The use of data analysis tools has increased dramatically as society has become more dependent on digital information storage. In e-commerce and other Internet and non-Internet applications, databases are generated and maintained that have astronomically large amounts of information. Such information is typically analyzed, or “mined,” to learn additional information regarding customers, users, products, etc. This information allows businesses and other users to better implement their products and/or ideas.
Electronic commerce has pervaded almost every conceivable type of business. People have come to expect that their favorite stores not only have brick and mortar business locations, but that they can also be accessed “online,” typically via the Internet's World Wide Web. The Web allows customers to view graphical representations of a business' store and products. Ease of use from the home and convenient purchasing methods, typically lead to increased sales. Buyers enjoy the freedom of being able to comparison shop without spending time and money to drive from store to store.
Online commerce has continuously developed to bring a more enjoyable buying experience to online buyers. Often, websites require a “log in” and/or utilize a “cookie” to track which buyer is looking at their website. With this information, a business can track purchase parameters such as type, size, quantity, and purchasing frequency. This is valuable information because it allows a company to forecast future sales and to determine what goods are of the most interest to online buyers. Typically, however, people are individual in nature and each person tends to have slightly different likes and dislikes. For example, a company which sells a lot of cellophane tape online might assume that their buyers are utilizing it for craft project building purposes. Since the company also sells colored glitter, they may include an advertisement for glitter next to their tape advertisement on their website. In actuality, however, most of the customers are purchasing the tape for business office use, and the glitter advertisement may even turn some customers away due to the fact that the company does not seem to understand its customer's needs correctly. The glitter advertisement could then even lead to decreased tape sales. Had the company, instead, offered staples and/or paper clips along with the tape, they might have seen increased sales for all of their products as buyers might now perceive their store as a “one-stop shop” for all of their business office supply needs.
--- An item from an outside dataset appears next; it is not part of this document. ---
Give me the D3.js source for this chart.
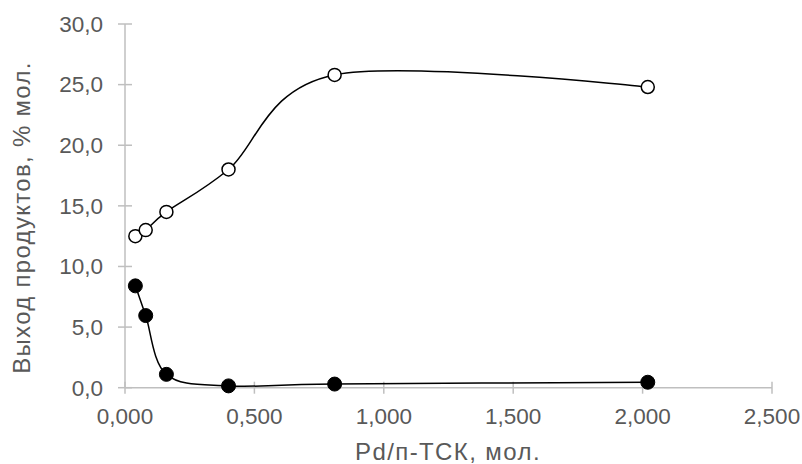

Pairing up items for selling is often known as “associative selling.” An effort is made to correlate various items/products based upon a particular buyer's past buying habits and/or the past buying habits of other buyers who purchased similar items in the past. This associative process can also be expanded beyond direct product sales. It can be utilized indirectly to enhance sales such as with television viewing habits. A television company can predict that most viewers of show X are men who prefer rugged sports such as football, extreme-mountaineering, and rugby. This would give the television company a good idea that programming an opera or ballet in this time slot would probably reduce their viewer ratings. Even the existing show could be “enhanced” with more rugged content to increase the size of show X's audience. A successful show with a large audience naturally draws advertisers who want to reach more of their market. Thus, the viewing habits can even be used to provide appropriate commercials that have a high audience acceptance rate for a particular genre of viewers.
A salesperson typically approaches a customer and asks them a series of questions to better understand their likes and dislikes along with their prior purchasing habits. Through this interaction, the salesperson is able to determine suggestions for products this particular customer might like. This same type of “associative selling” is also just as important to online merchants. However, online there is not a salesperson to “size up” a customer and determine their needs and wants. Instead, programs are utilized to determine suggestions for online buyers when they visit a business' website. For example, consider an online buyer who previously bought a dog bowl and a dog bone. Probabilities can be determined that show that it is likely that this person owns a dog. The person might, therefore, be interested in dog related items such as dog collars, leashes, and brushes. Since these items are brought to the attention of the buyer, if it matches their needs, they are more likely to purchase those items than, for instance, an advertisement for catnip or a bird feeder.
Although knowing associations is extremely advantageous, it is also generally very difficult to actually determine those associations. This is generally due to complex computing requirements, difficulty in accessing and retrieving the necessary information, and/or long computational calculation times. Typically, a process reviews the data and looks for patterns in the data along with the frequency in which the patterns appear. These patterns facilitate to determine “association rules” that can be analyzed to determine the likelihood that given particular data an outcome can be predicted. Generally speaking, only the stronger association rules or those above a certain level of frequency are utilized. Thus, an association that occurs less than, for example, five times might be discarded. This frequency threshold limit is also known as the “minimum support.”
For large amounts of data, the review process to determine association rules often requires large amounts of memory. It is common for all available memory to be utilized before all of the data has been reviewed. This causes decreased performance in systems where alternative memory is available such as those that page memory onto a hard drive and the like. Systems without alternative memory might not be able to process the data at all. Thus, memory size has a substantial impact on the quality and ability of a system to fully process large databases. This can cause an ever increasing demand for more memory in order to compensate or an ever increasing processing time while the system accesses alternate memory storage.